The Miltonic borrowings suggest how much the bridge’s splendor depends on the illusory vastness of the space it spans. Whether you peer down from mid-span or from St. Vincent’s Rocks on the Clifton side, the bridge is as much a monument to the view as to the mortal who envisioned it. Seen from that dizzying height, the Avon is a mere stream, and when the tide is out the river simply vanishes. As for what borders the view, on the Clifton side there are sheer cliffs, a rockface challenge for climbers; on the Leigh Woods side, Paradise Lost again (minus the linebreaks):
Gazing on the “summit of heaven,” Satan viewed “the champaign head of a steep wilderness, whose hairy sides with thicket overgrown, grotesque and wild, access denied; and overhead up grew insuperable height of loftiest shade, cedar, and pine, and fir, and branching palm, a sylvan scene, and, as the ranks ascend, shade above shade, a woody theatre of stateliest view.”
There It Is
Let’s say you’ve just moved into a flat in the Clifton section of Bristol, a city whose name means “place of the bridge,” except that no one has told you about Brunel’s bridge. Less than a block from what will be your home for the next half year, you cross a small green and turn right down a walkway with no particular destination in mind, just strolling, happy to be in an attractive, atmospheric neighborhood of Georgian houses — when looming at the end of the walkway is a graystone tower like an enormous letter A, and next thing you know you’re walking into a storybook, the giant “A” like the first letter of the first sentence of a Tale of the Avon Gorge.

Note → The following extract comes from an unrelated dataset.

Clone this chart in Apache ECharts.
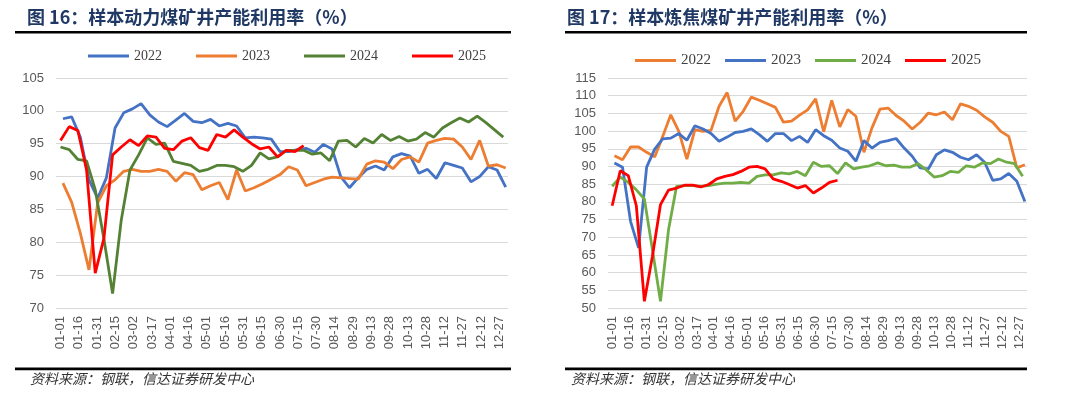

Peering down and out into the view you feel a confusion of euphoria and vertigo. Although a single car just passed by, there’s no traffic to speak of on this grandiose exit from one of England’s largest cities because the bridge leads into a forest, a place called Nightingale Valley, part of Leigh Woods. There’s little traffic coming into Clifton because few cars enter the city on this route. As you pass the posted Samaritans notice referring to a suicide hotline, the euphoria tilts closer to vertigo you hastily reimagine as a poet’s dream of vertigophoria leaving you reeling on the brink, drawn by the proximity of the fall, the dive, Satan’s flight.
Suicides
In fact, between 1974, when we were living in Bristol, and 1993, 127 people jumped or fell to their deaths from the bridge. After suicide barriers were constructed in 1998, the suicide rate dropped from eight to four deaths per annum, apparently too late for the wife of rock star George Fame, Nicolette Powell, formerly the Marchioness of Londonderry, who jumped to her death on August 13, 1993.
Bristol’s Cary Grant
Speaking of the 100 Greatest Britons poll, Bristol native Cary Grant would surely have made the list if he hadn’t moved to California and a Hollywood career that led to worldwide renown. And for anyone foolhardy enough to conduct a 100 Greatest Americans poll, Cary should be there.
In one of my favorite photographs of the bridge, there he is smiling and gesturing toward Brunel’s wonder from a balcony of the Avon Gorge Hotel. Grant was celebrating his 69th birthday. The photo ran with my January 2012 birthday column on the man David Thomson’s Biographical Dictionary of Film called “the best and most important actor in the history of cinema.” The more I see of it, the more Cary’s smile hints at Thomson’s clue to the secret of his greatness: “the fact that he can be attractive and unattractive simultaneously; there is a light and dark side to him, but, whatever is dominant, the other creeps into view.” In other words, watching Grant in films like Alfred Hitchcock’s Suspicion is like walking across the Clifton Suspension bridge, a feeling of euphoria and a touch of vertigo.
You can see the ambiguity in the photograph, creeping into view in his half-charming, half-teasing smile, as if he were thinking of the excitement Hitchcock could have created with a life-or-death scene on that bridge: like Cary and Eva Marie Saint hanging from the edge of Mt. Rushmore in North by Northwest as James Mason prepares to stomp on their hands, until the Miltonic wind blows him down, down, down. Or else Grant might be smiling at the thought of the Bristol barmaid who jumped from the bridge in May 1855 after a lovers quarrel with a porter on Brunel’s Great Western Railway. Witnesses described the billowing effect of the updraft beneath her crinoline dress slowing her fall and depositing her safely on the muddy banks of the Avon (she lived to be 85).
Dorothea’s “Bridging”
A Princeton English Department remembrance of Dorothea von Moltke, co-owner of Labyrinth Books, who died on March 23, includes this statement from English professor Susan Wolfson: Dorothea was “as genial as she was erudite, as welcoming as she was elegant. Her introductions to a wide range of speakers and their books always reflected her engaged reading and her talent for bridging to an audience who may not yet have read the work that has drawn them to the occasion.” Staff members of Town Topics and Princeton Magazine have fond memories of the 2009 party at the store that launched the magazine, with a performance by Princeton professors Paul Muldoon and Nigel Smith’s band Rackett. Smith remembers Dorothea’s “good humor even under duress,” as well as the “polite horror of the staff as we burst through the load-in rear door with the amps and the PA system.”